NPR's Weekend Edition Saturday has been just outstanding lately. Every story is interesting -- the darn show makes me stay in my bedroom so long, waiting to hear the next story, that it's not even breakfast time anymore when I get downstairs.
Today's highlights were:
- Symphonic Forensics: Alsop's 'CSI Beethoven', about a collaborative performance between Marin Alsop (and her Baltimore Symphony Orchestra) and a Johns Hopkins otolaryngologist. It included lots of details about what caused Beethoven's deafness, what he may have died from, and played recordings of how Beethoven's music would have sounded to him at different stages of his increasing loss of hearing.

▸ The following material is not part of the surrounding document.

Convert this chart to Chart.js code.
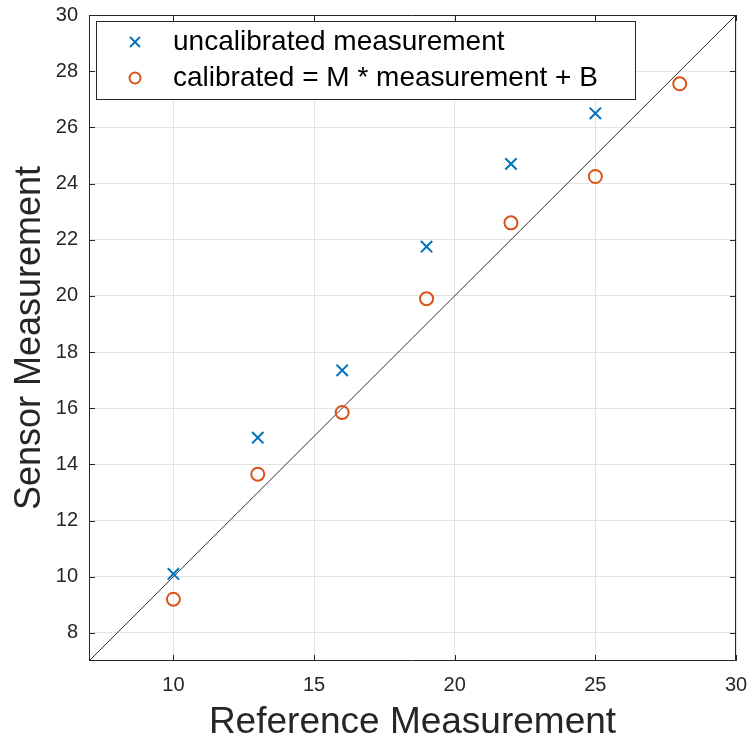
<!DOCTYPE html>
<html>
<head>
<meta charset="utf-8">
<script src="https://cdn.jsdelivr.net/npm/chart.js@4"></script>
<style>
  html, body { margin: 0; padding: 0; background: #fff; }
  canvas { display: block; }
</style>
</head>
<body>
<canvas id="chart-calib" width="748" height="738"></canvas>
<script>
// ---- data ----
const refValues = [10, 13, 16, 19, 22, 25, 28];
const uncalibrated = [10.1, 14.95, 17.35, 21.75, 24.7, 26.5];
const calibrated = [9.2, 13.65, 15.85, 19.9, 22.6, 24.25, 27.55];
const identityLine = [7, 30]; // y = x
const xTickValues = [10, 15, 20, 25, 30];
const yTickValues = [8, 10, 12, 14, 16, 18, 20, 22, 24, 26, 28, 30];
const legendLabels = ["uncalibrated measurement", "calibrated = M * measurement + B"];

const BLUE = "#0072BD";
const ORANGE = "#D95319";
const AXIS = "#262626";
const FONT = '"Liberation Sans", Arial, Helvetica, sans-serif';

const toPoints = (ys) => ys.map((y, i) => ({ x: refValues[i], y: y }));

// рамка и внутренние засечки как в MATLAB
const boxTicks = {
  id: "boxTicks",
  afterDraw(chart) {
    const { ctx, chartArea: a } = chart;
    const sx = chart.scales.x, sy = chart.scales.y;
    const len = 6;
    ctx.save();
    ctx.strokeStyle = AXIS;
    ctx.lineWidth = 1;
    ctx.beginPath();
    ctx.rect(a.left + 0.5, a.top + 0.5, a.right - a.left - 1, a.bottom - a.top - 1);
    xTickValues.forEach((v) => {
      const px = Math.round(sx.getPixelForValue(v)) + 0.5;
      ctx.moveTo(px, a.bottom); ctx.lineTo(px, a.bottom - len);
      ctx.moveTo(px, a.top); ctx.lineTo(px, a.top + len);
    });
    yTickValues.forEach((v) => {
      const py = Math.round(sy.getPixelForValue(v)) + 0.5;
      ctx.moveTo(a.left, py); ctx.lineTo(a.left + len, py);
      ctx.moveTo(a.right, py); ctx.lineTo(a.right - len, py);
    });
    ctx.stroke();
    ctx.restore();
  },
};

// легенда внутри области графика
const innerLegend = {
  id: "innerLegend",
  afterDatasetsDraw(chart) {
    const { ctx, chartArea: a } = chart;
    const bx = a.left + 7, by = a.top + 6, bw = 539, bh = 78;
    ctx.save();
    ctx.fillStyle = "#fff";
    ctx.fillRect(bx, by, bw, bh);
    ctx.strokeStyle = AXIS;
    ctx.lineWidth = 1;
    ctx.strokeRect(bx + 0.5, by + 0.5, bw, bh);

    const mx = bx + 39;
    const rows = [by + 21, by + 57];
    // крестик
    ctx.strokeStyle = BLUE;
    ctx.lineWidth = 1.8;
    ctx.beginPath();
    ctx.moveTo(mx - 5, rows[0] - 5); ctx.lineTo(mx + 5, rows[0] + 5);
    ctx.moveTo(mx + 5, rows[0] - 5); ctx.lineTo(mx - 5, rows[0] + 5);
    ctx.stroke();
    // кружок
    ctx.strokeStyle = ORANGE;
    ctx.lineWidth = 2;
    ctx.beginPath();
    ctx.arc(mx, rows[1], 5.5, 0, Math.PI * 2);
    ctx.stroke();

    ctx.fillStyle = "#000";
    ctx.font = "28px " + FONT;
    ctx.textBaseline = "middle";
    ctx.textAlign = "left";
    legendLabels.forEach((t, i) => ctx.fillText(t, bx + 77, rows[i]));
    ctx.restore();
  },
};

new Chart(document.getElementById("chart-calib"), {
  type: "scatter",
  data: {
    datasets: [
      {
        label: legendLabels[0],
        data: toPoints(uncalibrated),
        pointStyle: "crossRot",
        pointRadius: 8,
        pointHoverRadius: 8,
        borderColor: BLUE,
        borderWidth: 2,
      },
      {
        label: legendLabels[1],
        data: toPoints(calibrated),
        pointStyle: "circle",
        pointRadius: 6.5,
        pointHoverRadius: 6.5,
        backgroundColor: "transparent",
        borderColor: ORANGE,
        borderWidth: 2,
      },
      {
        type: "line",
        label: "y = x",
        data: identityLine.map((v) => ({ x: v, y: v })),
        borderColor: "#333",
        borderWidth: 1,
        pointRadius: 0,
        fill: false,
      },
    ],
  },
  plugins: [innerLegend, boxTicks],
  options: {
    responsive: false,
    animation: false,
    devicePixelRatio: 1,
    layout: { padding: { top: 15, right: 12, left: 0, bottom: 0 } },
    plugins: { legend: { display: false }, tooltip: { enabled: false } },
    scales: {
      x: {
        type: "linear",
        min: 7,
        max: 30,
        afterBuildTicks: (s) => { s.ticks = xTickValues.map((v) => ({ value: v })); },
        afterFit: (s) => { s.height = 77; s.paddingRight = 0; s.paddingLeft = 0; },
        grid: { color: "#e3e3e3", drawTicks: false },
        border: { display: false },
        ticks: { color: AXIS, padding: 12, font: { family: FONT, size: 20 } },
        title: {
          display: true,
          text: "Reference Measurement",
          color: AXIS,
          font: { family: FONT, size: 37, lineHeight: 0.8 },
          padding: { top: 0, bottom: 0 },
        },
      },
      y: {
        type: "linear",
        min: 7,
        max: 30,
        afterBuildTicks: (s) => { s.ticks = yTickValues.map((v) => ({ value: v })); },
        afterFit: (s) => { s.width = 89; s.paddingTop = 0; s.paddingBottom = 0; },
        grid: { color: "#e3e3e3", drawTicks: false },
        border: { display: false },
        ticks: { color: AXIS, padding: 11, font: { family: FONT, size: 20 } },
        title: {
          display: true,
          text: "Sensor Measurement",
          color: AXIS,
          font: { family: FONT, size: 36, lineHeight: 1 },
          padding: { top: 12, bottom: 0 },
        },
      },
    },
  },
});
</script>
</body>
</html>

- Capturing Cell Phone-Only Users in Political Polls -- The Pew Research Center finally answered my nagging question about whether the increasing incidence of younger people not having "land" phone lines will affect political polling results.
- BBC Comedy Hit Heads to U.S. -- I haven't heard of the show, That Mitchell and Webb Look, but found its creators very funny.
- 'Salesman' Willy Loman: A Towering Little Man -- Just a great story you wouldn't hear anywhere else, looking at an archetypal character of American theater.
- Costa Rica's Señor Scissorhands -- Reporter John Burnett's notebook piece about a topiary garden in Central America. Its creator spends all of his time working on the topiaries: "It's so much, it takes a month to trim them all," he says, "and when I'm finished, it's time to start over." Great pictures on the website, too.
- A Tragedy in Baghdad -- A moving essay by Scott Simon about yesterday's bombings in Baghdad's pet markets, in which two mentally disabled women were used as bombers.
- Plan Would Nationalize Schools to End Disparities -- I don't read The Atlantic, so this story was a heads-up on a story that proposes funding schools nationally and setting national standards that go beyond No Child Left Behind. The author made the case that local school boards are dysfunctional... and used the fact that the U.S. spends more on education than other industrialized countries (with less to show for it) to back up his claims.